Using the Bala-Carter theorem we can associate to this unipotent class a Levi subgroup of $G$ and a distinguished parabolic subgroup of the Levi subgroup. Now we know from Bala and Carter's classification of the distinguished parabolic subgroups in a simple group of type $D$ that the Levi associated to these classes cannot be $G$ itself. This is because the right extremal nodes of the weighted Dynkin diagrams of this class have values 0 and 2 but in a distinguished parabolic they must either be both 2 or both 0. Therefore we must have that the Levi is a direct product of type $A$ components and the distinguished parabolic is the unique distinguished parabolic in a group of type A, (the Borel).
My question is then the following. Will the Levi subgroup associated to the class $\mathcal{O}$ from the Bala-Carter theorem be conjugate to the Levi complement of the parabolic subgroup $P$. Or alternatively is there a way, say from the weighted Dynkin diagram, that one can determine which Levi subgroup $L$ will be such that $u \in \mathcal{O}$ is distinguished in $L$?
For example if $G$ is $SO_8(\mathbb{K})$ and $\lambda$ is the partition $(4,4)$ then is $L$ a Levi subgroup of type $A_3$?
Thanks for any help anyone may be able to give me with this.
EDIT: Some clarifications of the language, due to the suggestion of Jim.

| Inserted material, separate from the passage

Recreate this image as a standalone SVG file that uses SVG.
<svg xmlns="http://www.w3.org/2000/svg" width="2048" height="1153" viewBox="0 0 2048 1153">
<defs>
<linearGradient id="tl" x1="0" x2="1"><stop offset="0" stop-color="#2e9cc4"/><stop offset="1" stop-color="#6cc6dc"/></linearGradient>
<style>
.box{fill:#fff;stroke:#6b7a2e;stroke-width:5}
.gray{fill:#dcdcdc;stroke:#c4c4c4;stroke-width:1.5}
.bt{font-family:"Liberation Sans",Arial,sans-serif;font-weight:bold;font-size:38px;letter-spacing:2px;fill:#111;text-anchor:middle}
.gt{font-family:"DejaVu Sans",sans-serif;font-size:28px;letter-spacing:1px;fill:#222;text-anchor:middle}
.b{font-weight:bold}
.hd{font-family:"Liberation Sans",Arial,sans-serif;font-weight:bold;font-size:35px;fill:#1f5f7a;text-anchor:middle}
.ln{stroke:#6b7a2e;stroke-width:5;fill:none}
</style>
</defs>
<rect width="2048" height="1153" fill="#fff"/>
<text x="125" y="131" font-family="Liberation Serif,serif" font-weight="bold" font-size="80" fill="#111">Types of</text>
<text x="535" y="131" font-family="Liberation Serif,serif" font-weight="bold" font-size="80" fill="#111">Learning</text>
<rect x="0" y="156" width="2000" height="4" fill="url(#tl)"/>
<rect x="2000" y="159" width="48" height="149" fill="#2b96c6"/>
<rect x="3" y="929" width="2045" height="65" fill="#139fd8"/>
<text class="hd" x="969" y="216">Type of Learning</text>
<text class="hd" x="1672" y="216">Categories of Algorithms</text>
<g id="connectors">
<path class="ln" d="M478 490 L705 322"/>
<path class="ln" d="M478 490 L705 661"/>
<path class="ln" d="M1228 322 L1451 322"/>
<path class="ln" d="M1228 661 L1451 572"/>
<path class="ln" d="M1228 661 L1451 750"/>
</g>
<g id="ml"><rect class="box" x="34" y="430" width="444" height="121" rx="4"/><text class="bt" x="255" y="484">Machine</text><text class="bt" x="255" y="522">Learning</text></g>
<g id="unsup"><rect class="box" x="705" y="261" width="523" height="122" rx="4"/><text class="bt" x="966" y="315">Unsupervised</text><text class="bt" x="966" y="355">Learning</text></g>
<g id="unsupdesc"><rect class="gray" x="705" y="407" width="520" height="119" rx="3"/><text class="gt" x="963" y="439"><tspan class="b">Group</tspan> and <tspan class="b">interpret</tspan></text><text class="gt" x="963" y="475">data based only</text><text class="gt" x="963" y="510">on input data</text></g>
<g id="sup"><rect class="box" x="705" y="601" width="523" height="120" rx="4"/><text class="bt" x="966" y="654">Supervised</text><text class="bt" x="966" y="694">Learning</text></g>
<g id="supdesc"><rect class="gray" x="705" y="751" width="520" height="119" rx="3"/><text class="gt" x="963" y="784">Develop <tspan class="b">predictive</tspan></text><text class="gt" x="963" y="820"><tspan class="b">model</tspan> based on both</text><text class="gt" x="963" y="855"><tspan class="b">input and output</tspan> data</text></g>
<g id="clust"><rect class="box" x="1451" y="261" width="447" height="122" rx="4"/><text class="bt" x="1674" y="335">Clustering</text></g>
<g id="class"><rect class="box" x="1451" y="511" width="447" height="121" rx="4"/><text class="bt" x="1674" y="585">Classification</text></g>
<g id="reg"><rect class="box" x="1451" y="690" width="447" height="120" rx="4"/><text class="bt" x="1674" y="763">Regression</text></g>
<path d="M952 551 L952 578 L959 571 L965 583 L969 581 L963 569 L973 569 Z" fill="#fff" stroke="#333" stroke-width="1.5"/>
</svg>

 A: It gets complicated to compare the different ways to parametrize or realize a unipotent class (or equivalently, in good characteristic, a nilpotent orbit in the Lie algebra).   But I think the answer to the basic question here is no, unless I'm misreading it.  When a class happens to be Richardson (the unique orbit intersecting densely the unipotent radical of a given parabolic subgroup), the dimension of the class is twice the dimension of the unipotent radical in question. The class can also be determined by the Bala-Carter method, starting with a Levi subgroup of $G$ and its Borel subgroup or other distinguished parabolic.    Here the class is the Richardson class determined by that distinguished parabolic.    

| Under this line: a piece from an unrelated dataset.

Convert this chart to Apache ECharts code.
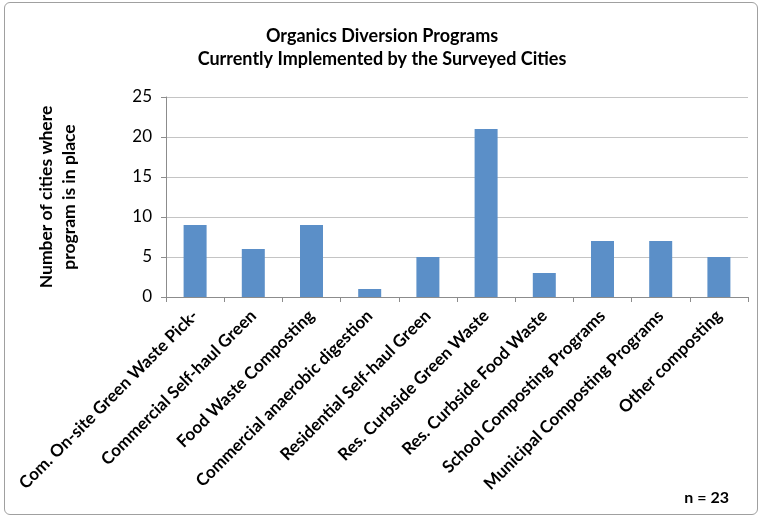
<!DOCTYPE html>
<html>
<head>
<meta charset="utf-8">
<style>
  html, body { margin: 0; padding: 0; background: #fff; }
  #frame { position: absolute; left: 4px; top: 2px; width: 754px; height: 513px;
           border: 1.5px solid #a0a0a0; border-radius: 6px; box-sizing: border-box; }
  #chart { width: 764px; height: 519px; }
</style>
<script src="https://cdn.jsdelivr.net/npm/echarts@6/dist/echarts.min.js"></script>
</head>
<body>
<div id="frame"></div>
<div id="chart"></div>
<script>
// Organics diversion programs in place across surveyed cities
const programs = [
  'Com. On-site Green Waste Pick-',
  'Commercial Self-haul Green',
  'Food Waste Composting',
  'Commercial anaerobic digestion',
  'Residential Self-haul Green',
  'Res. Curbside Green Waste',
  'Res. Curbside Food Waste',
  'School Composting Programs',
  'Municipal Composting Programs',
  'Other composting'
];
const cityCounts = [9, 6, 9, 1, 5, 21, 3, 7, 7, 5];
const titleLines = ['Organics Diversion Programs', 'Currently Implemented by the Surveyed Cities'];
const yAxisTitle = 'Number of cities where\nprogram is in place';
const sampleNote = 'n = 23';

const font = 'Lato, "Open Sans", sans-serif';
const chart = echarts.init(document.getElementById('chart'));
chart.setOption({
  animation: false,
  title: {
    text: titleLines.join('\n'),
    left: 'center',
    top: 20,
    textStyle: { fontFamily: font, fontSize: 18, fontWeight: 'bold', color: '#000', lineHeight: 23 }
  },
  graphic: [{
    type: 'text',
    right: 35,
    top: 490,
    style: { text: sampleNote, fontFamily: font, fontSize: 16, fontWeight: 'bold', fill: '#000' }
  }],
  grid: { left: 166, right: 16, top: 97, bottom: 222, containLabel: false },
  xAxis: {
    type: 'category',
    data: programs,
    axisLine: { lineStyle: { color: '#8c8c8c', width: 1 } },
    axisTick: { show: true, length: 5, lineStyle: { color: '#8c8c8c' } },
    axisLabel: {
      interval: 0, rotate: 45, margin: 16,
      fontFamily: font, fontSize: 17, fontWeight: 'bold', color: '#000'
    }
  },
  yAxis: {
    type: 'value',
    min: 0, max: 25, interval: 5,
    name: yAxisTitle,
    nameLocation: 'middle',
    nameRotate: 90,
    nameGap: 85,
    nameTextStyle: { fontFamily: font, fontSize: 17.5, fontWeight: 'bold', color: '#000', lineHeight: 23 },
    axisLine: { show: true, lineStyle: { color: '#8c8c8c', width: 1 } },
    axisTick: { show: true, length: 5, lineStyle: { color: '#8c8c8c' } },
    splitLine: { lineStyle: { color: '#c4c4c4', width: 1 } },
    axisLabel: { margin: 14, fontFamily: font, fontSize: 17, color: '#000' }
  },
  series: [{
    type: 'bar',
    data: cityCounts,
    barWidth: 23,
    itemStyle: { color: '#5b8fc8' }
  }]
});
</script>
</body>
</html>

Taking just the example $D_4$ with the given class being one of two determined by the partition $(4,4)$, either class (and a third one as well) has dimension 20.   Here the Richardson viewpoint starts with a parabolic subgroup of Levi type $A_2$ whose unipotent radical has dimension 10.    But the Bala-Carter viewpoint starts with a Levi subgroup of type $A_3$ together with its distinguished parabolic (Borel) subgroup having a unipotent radical of dimension 10.   So the two Levi subgroups in the picture are far from being conjugate.
Generally speaking, the Richardson method starts with a parabolic subgroup having a small Levi subgroup to yield a big class, while the Bala-Carter method starts with a big Levi subgroup to yield the same big class.    The former method doesn't usually yield all unipotent classes, whereas the latter method gets them all.   But the two methods are roughly dual.
Going back to $D_4$, what you can observe in the closure diagram is a duality between the two situations in which a single partition labels two classes.   But there is still the notational task of sorting out which parabolic or Levi goes with which of the two classes in each case.   There is a lot to be said here in general for type $D_{2n}$.    Let me just add that unipotent classes or nilpotent orbits don't depend on the isogeny type of the group, so special orthogonal groups are convenient to work with.